# Layout Table Material



## MacNamara (Jan 8, 2016)

Hi folks,
I am going to build a train table and would like suggestions/guidance on the right materials for the job. The table will likely be 4'X8'. I built one a long time ago and used homasote for the layer on top of plywood.

I would appreciate any input - because I want to do the job one time!

Thanks!


----------



## Odyknuck (Dec 31, 2015)

Most people these days are using insulation foam board available at Home Depot or Lowes.


----------



## Fire21 (Mar 9, 2014)

I agree with using foam board over plywood. Using 2" foam allows you to "dig" down into it to create gullies, creeks, rivers and other topographical features. It's easy to work with to build hills, mountains and tunnels too. It's unaffected by moisture, and is stable in normal temperature changes.


----------



## tlcottone (Jan 17, 2016)

I am also building a layout currently. My Home Depot carries Foamular in 1/2, 3/4 and 1" thickness. Which is best to use?


----------



## Fire21 (Mar 9, 2014)

tlcottone said:


> I am also building a layout currently. My Home Depot carries Foamular in 1/2, 3/4 and 1" thickness. Which is best to use?


Any of them are good to use, depending on how deep you might want to dig for a topo feature. Gorges and rivers tend to be deeper than minor creeks, so you might consider a couple layers of 1", or any combination of what you listed. As in most things, too much is better than not quite enough.

When you dig down through a couple layers, there will be a visible seam where your two layers meet. This can be easily blended into the texture by using some spackle or drywall plaster.

When forming the foam, just be sure to have a vacuum handy...it makes quite a mess of debris.

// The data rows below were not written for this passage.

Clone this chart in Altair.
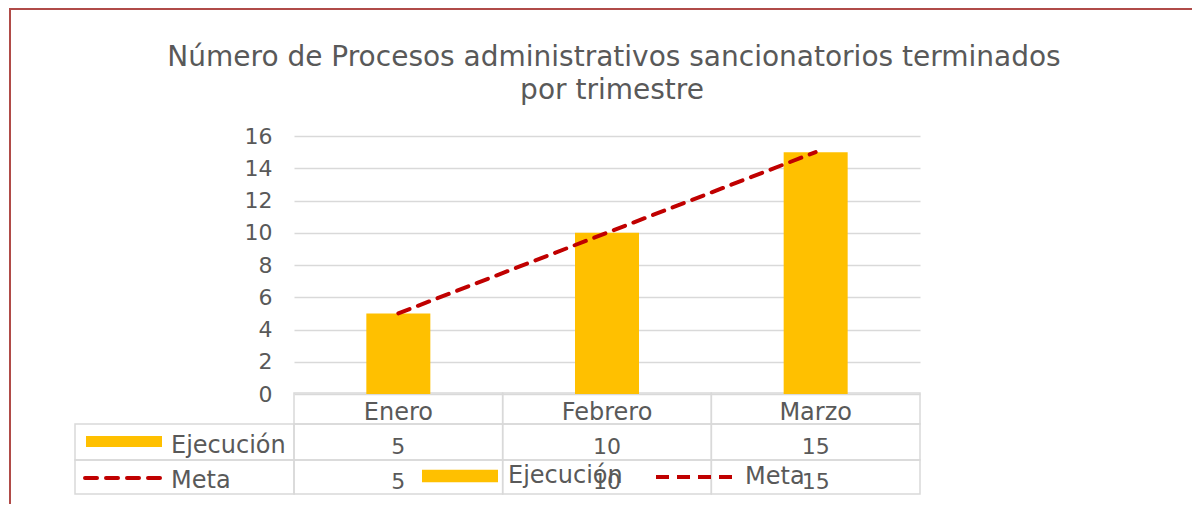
import altair as alt
import pandas as pd

# ---- data ----
meses = ["Enero", "Febrero", "Marzo"]
ejecucion = [5, 10, 15]
meta = [5, 10, 15]
y_ticks = [0, 2, 4, 6, 8, 10, 12, 14, 16]
titulo = ["Número de Procesos administrativos sancionatorios terminados", "por trimestre"]

bars_df = pd.DataFrame({"mes": meses, "valor": ejecucion, "serie": ["Ejecución"] * 3})
line_df = pd.DataFrame({"mes": meses, "valor": meta, "serie": ["Meta"] * 3})
one_df = pd.DataFrame({"k": [0]})
title_df = pd.DataFrame({"linea": [0, 1], "texto": titulo})

FONT = "DejaVu Sans"
GREY = "#595959"
GRID = "#D9D9D9"
YELLOW = "#FFC000"
RED = "#C00000"

x_axis = alt.Axis(
    title=None, labelAngle=0, labelAlign="center", domain=False, ticks=False,
    tickSize=0, labelPadding=25, labelBaseline="alphabetic", labelFont=FONT,
    labelFontSize=24, labelColor=GREY, grid=False,
)
y_axis = alt.Axis(
    title=None, values=y_ticks, labelOverlap=False, domain=False, ticks=False,
    tickSize=0, labelPadding=22, labelFont=FONT, labelFontSize=22,
    labelColor=GREY, gridColor=GRID, gridWidth=1.5,
)
x_scale = alt.Scale(paddingInner=0, paddingOuter=0)
y_scale = alt.Scale(domain=[0, 16], nice=False)


def xe():
    return alt.X("mes:N", sort=meses, scale=x_scale, axis=x_axis)


def ye():
    return alt.Y("valor:Q", scale=y_scale, axis=y_axis)


bars = alt.Chart(bars_df).mark_bar(width=64).encode(
    x=xe(),
    y=ye(),
    fill=alt.Fill(
        "serie:N",
        scale=alt.Scale(domain=["Ejecución"], range=[YELLOW]),
        legend=alt.Legend(
            orient="none", legendX=128, legendY=302, title=None, padding=0,
            symbolType="M-1,-0.166H1V0.166H-1Z", symbolSize=5776,
            symbolStrokeWidth=0, labelOffset=10, labelFont=FONT,
            labelFontSize=24, labelColor=GREY,
        ),
    ),
)

line = alt.Chart(line_df).mark_line(strokeDash=[12, 9], strokeCap="round", strokeWidth=4).encode(
    x=xe(),
    y=ye(),
    stroke=alt.Stroke(
        "serie:N",
        scale=alt.Scale(domain=["Meta"], range=[RED]),
        legend=alt.Legend(
            orient="none", legendX=360, legendY=299, title=None, padding=0,
            symbolType="M-1,0H1", symbolSize=6400, symbolStrokeWidth=4,
            symbolDash=[13, 8], labelOffset=7, labelFont=FONT,
            labelFontSize=24, labelColor=GREY,
        ),
    ),
)

# ---- data table below the plot ----
cell = dict(fill=None, stroke=GRID, strokeWidth=1.5)
hdr_cells = alt.Chart(bars_df).mark_rect(**cell).encode(
    x=xe(), y=alt.value(257), y2=alt.value(288))
ej_cells = alt.Chart(bars_df).mark_rect(**cell).encode(
    x=xe(), y=alt.value(288), y2=alt.value(324))
me_cells = alt.Chart(line_df).mark_rect(**cell).encode(
    x=xe(), y=alt.value(324), y2=alt.value(358))
left_ej = alt.Chart(one_df).mark_rect(**cell).encode(
    x=alt.value(-219), x2=alt.value(0), y=alt.value(288), y2=alt.value(324))
left_me = alt.Chart(one_df).mark_rect(**cell).encode(
    x=alt.value(-219), x2=alt.value(0), y=alt.value(324), y2=alt.value(358))

key_ej = alt.Chart(one_df).mark_rect(color=YELLOW).encode(
    x=alt.value(-208), x2=alt.value(-132), y=alt.value(300), y2=alt.value(311))
key_me = alt.Chart(one_df).mark_rule(color=RED, strokeWidth=4, strokeDash=[12, 9], strokeCap="round").encode(
    x=alt.value(-209), x2=alt.value(-133), y=alt.value(342))

lbl_ej = alt.Chart(one_df).mark_text(
    text="Ejecución", align="left", baseline="alphabetic", font=FONT, fontSize=24, color=GREY
).encode(x=alt.value(-123), y=alt.value(317))
lbl_me = alt.Chart(one_df).mark_text(
    text="Meta", align="left", baseline="alphabetic", font=FONT, fontSize=24, color=GREY
).encode(x=alt.value(-123), y=alt.value(352))

val_ej = alt.Chart(bars_df).mark_text(
    align="center", baseline="alphabetic", font=FONT, fontSize=22, color=GREY
).encode(x=xe(), y=alt.value(318), text="valor:Q")
val_me = alt.Chart(line_df).mark_text(
    align="center", baseline="alphabetic", font=FONT, fontSize=22, color=GREY
).encode(x=xe(), y=alt.value(353), text="valor:Q")

# ---- title (two centred lines) ----
title1 = alt.Chart(title_df).transform_filter("datum.linea == 0").mark_text(
    align="center", baseline="alphabetic", font=FONT, fontSize=28, color=GREY
).encode(x=alt.value(320), y=alt.value(-70), text="texto:N")
title2 = alt.Chart(title_df).transform_filter("datum.linea == 1").mark_text(
    align="center", baseline="alphabetic", font=FONT, fontSize=28, color=GREY
).encode(x=alt.value(318), y=alt.value(-37), text="texto:N")

frame = alt.Chart(one_df).mark_rect(fill=None, stroke="#B04B48", strokeWidth=2).encode(
    x=alt.value(-284), x2=alt.value(1000), y=alt.value(-127), y2=alt.value(420))

chart = alt.layer(
    frame, hdr_cells, ej_cells, me_cells, left_ej, left_me,
    bars, line, key_ej, key_me, lbl_ej, lbl_me, val_ej, val_me, title1, title2,
).resolve_scale(fill="independent", stroke="independent").properties(
    width=626,
    height=258,
    autosize=alt.AutoSizeParams(type="none"),
    padding={"left": 286, "top": 128, "right": 272, "bottom": 110},
    background="white",
).configure_view(strokeOpacity=0)

chart.save("out.html", embed_options={"renderer": "svg", "actions": False})
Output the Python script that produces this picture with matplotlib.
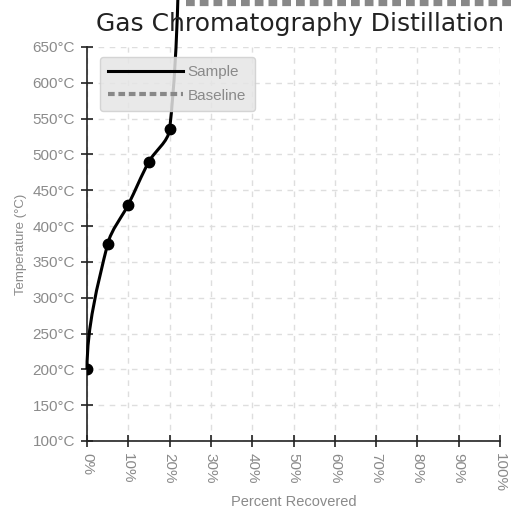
import numpy as np
import matplotlib
matplotlib.use("Agg")
import matplotlib.pyplot as plt
from matplotlib.path import Path
from matplotlib.patches import PathPatch
from matplotlib.lines import Line2D

# ---- data ----
sample_pct = [0, 5, 10, 15, 20, 23]
sample_temp = [200, 375, 430, 490, 535, 900]
baseline_pct = [24, 104]
baseline_temp = [712, 712]
x_ticks = list(range(0, 101, 10))
x_tick_labels = [f"{v}%" for v in x_ticks]
y_ticks = list(range(100, 651, 50))
y_tick_labels = [f"{v}°C" for v in y_ticks]
title = "Gas Chromatography Distillation"
x_label = "Percent Recovered"
y_label = "Temperature (°C)"
series_names = ["Sample", "Baseline"]

FONT = ['Liberation Sans', 'DejaVu Sans']
GREY = '#8a8a8a'

fig = plt.figure(figsize=(5.16, 5.18), dpi=100)
ax = fig.add_axes([87/516, 1-441/518, 413/516, 394/518])
ax.set_xlim(0, 100)
ax.set_ylim(100, 650)

for s in ['top', 'right']:
    ax.spines[s].set_visible(False)
for s in ['left', 'bottom']:
    ax.spines[s].set_color('#222222')
    ax.spines[s].set_linewidth(1.2)

ax.set_xticks(x_ticks)
ax.set_xticklabels(x_tick_labels, rotation=-90, va='top', ha='center',
                   family=FONT, color=GREY, fontsize=11)
ax.set_yticks(y_ticks)
ax.set_yticklabels(y_tick_labels, family=FONT, color=GREY, fontsize=11)
ax.tick_params(axis='both', direction='inout', length=8, width=1.2, color='#222222')
ax.tick_params(axis='x', pad=4.5)
ax.tick_params(axis='y', pad=4.5)

ax.grid(True, color='#dedede', linestyle=(0, (4, 4)), linewidth=1)
ax.set_axisbelow(True)

ax.set_xlabel(x_label, family=FONT, color=GREY, fontsize=10.5, labelpad=2)
ax.set_ylabel(y_label, family=FONT, color=GREY, fontsize=9.5, labelpad=4)

# smooth curve through the sample points: cubic Bezier segments with
# Catmull-Rom tangent directions, computed in display space
fig.canvas.draw()
P = ax.transData.transform(np.column_stack([sample_pct, sample_temp]).astype(float))
n = len(P)
chords = P[1:] - P[:-1]
L = np.hypot(chords[:, 0], chords[:, 1])
D = np.zeros_like(P)
D[0] = [0.0, 1.0]
for i in range(1, n - 1):
    v = P[i + 1] - P[i - 1]
    D[i] = v / np.hypot(*v)
D[-1] = chords[-1] / L[-1]
verts = [P[0]]
codes = [Path.MOVETO]
for i in range(n - 1):
    verts += [P[i] + D[i] * L[i] / 3, P[i + 1] - D[i + 1] * L[i] / 3, P[i + 1]]
    codes += [Path.CURVE4] * 3
verts_data = ax.transData.inverted().transform(np.array(verts))
curve = PathPatch(Path(verts_data, codes), fill=False, edgecolor='black', lw=2.2,
                  transform=ax.transData, clip_on=False, zorder=3)
ax.add_patch(curve)
ax.plot(sample_pct, sample_temp, linestyle='none', marker='o', markersize=7.5,
        color='black', zorder=4)

ax.plot(baseline_pct, baseline_temp, color='#888888', lw=4.5,
        dashes=(1.4, 0.8), clip_on=False, zorder=3)

handles = [Line2D([], [], color='black', lw=2.2),
           Line2D([], [], color='#888888', lw=3, dashes=(1.6, 0.9))]
leg = ax.legend(handles, series_names, loc='upper left',
                bbox_to_anchor=((100-87)/413, (441-57)/394),
                prop={'family': FONT, 'size': 11}, labelcolor=GREY,
                handlelength=4.9, handletextpad=0.3, borderpad=0.55,
                labelspacing=0.6, borderaxespad=0, fancybox=True,
                facecolor='#e6e6e6', edgecolor='#cfcfcf', framealpha=0.85)
leg.set_zorder(5)

fig.text(300/516, 1 - 31/518, title, ha='center', va='baseline',
         fontsize=18, color='#222222', family='DejaVu Sans')

fig.savefig('out.png', dpi=100)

By the way, the foam can also be sanded for smooth surfaces such as roads and driveways.


----------



## CTValleyRR (Jul 26, 2014)

Another vote for insulating foam panels. I would go with 2", whether that's one panel or laminating two or more sheets together.

You do not need a plywood underlayment for the foam (although it's not wrong, either -- especially if you envision putting screws into something). My son's layout is constructed on a grid of L girders at 18" intervals, and it's strong enough to support my full weight (220 pounds).


----------